幾十年風雨走過,她說不識情愛,只有怨懟。記不清第幾回她咬牙切齒地說第一任丈夫死後如何被強奪成為他的家後,看他浪蕩、在朋友面前義氣相對,回到家孩子連爸都不敢喊逕自裝睡。鄉土劇中演的那些是她的真實人生,他的吃喝嫖賭,她的堅忍以對。


他病、他老,看守照顧的不是他的子女。而是那個路走多就要昏厥,被他說
「我根本不需要妳」的太太以及兩個孫女。對著我們她總有些愧疚,說年輕女孩辛苦了;但心裡也知道,那些兒女論不上不孝,沒有孩子親他,怪不得誰,粗拳粗腳曾是她們的夢魘。

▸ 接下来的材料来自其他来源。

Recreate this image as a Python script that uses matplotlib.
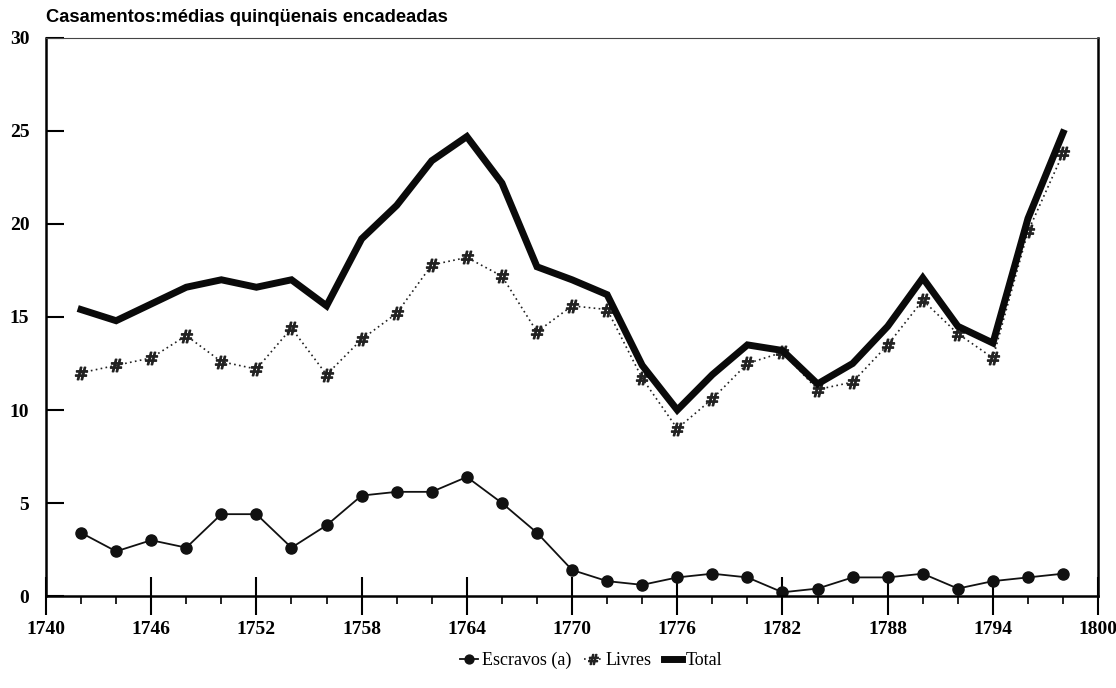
import matplotlib
matplotlib.use("Agg")
import matplotlib.pyplot as plt
import numpy as np

years = list(range(1742, 1800, 2))
escravos = [3.4, 2.4, 3.0, 2.6, 4.4, 4.4, 2.6, 3.8, 5.4, 5.6, 5.6, 6.4, 5.0, 3.4,
            1.4, 0.8, 0.6, 1.0, 1.2, 1.0, 0.2, 0.4, 1.0, 1.0, 1.2, 0.4, 0.8, 1.0, 1.2]
livres = [12.0, 12.4, 12.8, 14.0, 12.6, 12.2, 14.4, 11.9, 13.8, 15.2, 17.8, 18.2, 17.2, 14.2,
          15.6, 15.4, 11.7, 9.0, 10.6, 12.5, 13.1, 11.1, 11.5, 13.5, 15.9, 14.1, 12.8, 19.6, 23.8]
total = [15.4, 14.8, 15.7, 16.6, 17.0, 16.6, 17.0, 15.6, 19.2, 21.0, 23.4, 24.7, 22.2, 17.7,
         17.0, 16.2, 12.4, 10.0, 11.9, 13.5, 13.2, 11.4, 12.5, 14.5, 17.1, 14.5, 13.6, 20.3, 24.9]

x_major = list(range(1740, 1801, 6))
y_major = [0, 5, 10, 15, 20, 25, 30]

serif = ["Liberation Serif", "DejaVu Serif"]

fig = plt.figure(figsize=(11.16, 6.88), dpi=100)
ax = fig.add_axes([0.0412, 0.1337, 0.9428, 0.8111])

ax.plot(years, escravos, color="#111111", lw=1.3, marker="o", ms=8, label="Escravos (a)")
ax.plot(years, livres, color="#222222", lw=1.2, ls=(0, (1, 2)), marker="$\\#$", ms=9,
        label="Livres")
ax.plot(years, total, color="#0a0a0a", lw=5, solid_joinstyle="miter", label="Total")

ax.set_xlim(1740, 1800)
ax.set_ylim(0, 30)
ax.set_xticks(x_major)
ax.set_xticks(years, minor=True)
ax.set_yticks(y_major)
ax.tick_params(axis="x", which="major", direction="inout", length=28, width=1.5, pad=4)
ax.tick_params(axis="x", which="minor", direction="out", length=6, width=1.2)
ax.tick_params(axis="y", which="major", direction="in", length=13, width=1.5, pad=12)
for lab in ax.get_xticklabels() + ax.get_yticklabels():
    lab.set_fontfamily(serif)
    lab.set_fontweight("bold")
    lab.set_fontsize(14)

for side in ["left", "bottom", "right"]:
    ax.spines[side].set_linewidth(1.8)
ax.spines["top"].set_linewidth(0.8)
ax.spines["top"].set_color("#444444")

fig.text(0.0412, 0.962, "Casamentos:médias quinqüenais encadeadas", fontsize=13.2,
         fontweight="bold", family=["Liberation Sans", "DejaVu Sans"], ha="left", va="bottom")

fig.legend(loc="center", bbox_to_anchor=(0.53, 0.04), ncol=3, frameon=False,
           prop={"family": serif, "size": 13}, handlelength=1.0, handletextpad=0.2,
           columnspacing=0.7, markerscale=0.8)

fig.savefig("out.png", dpi=100)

然而在記憶裡,他不是他們形容的惡人。他騎著鐵馬帶我走過田埂,一字一句教我唱會日文的《鴿子》、《桃太郎》;只消一聲輕咳,他就立刻熬煮中藥、泡琵琶膏;喊肚子餓,再晚他也會下廚替我端上一碗麵。在廟宮裡掌廚時,流浪貓一隻又一隻,是他細心把屎把尿,照三餐餵養。


人與人,親人與親人,漠大的疏離卻有切斬不斷的血脈。那樣如行危索,戰戰兢兢;她們勸她放下,離開吧,不欠的。她卻一面叨唸一面嗟歎又一面為他煮食倒尿盆。


而夾縫其中,只能一面替她拭淚,一遍遍傾聽;一面默默服侍,活在童年。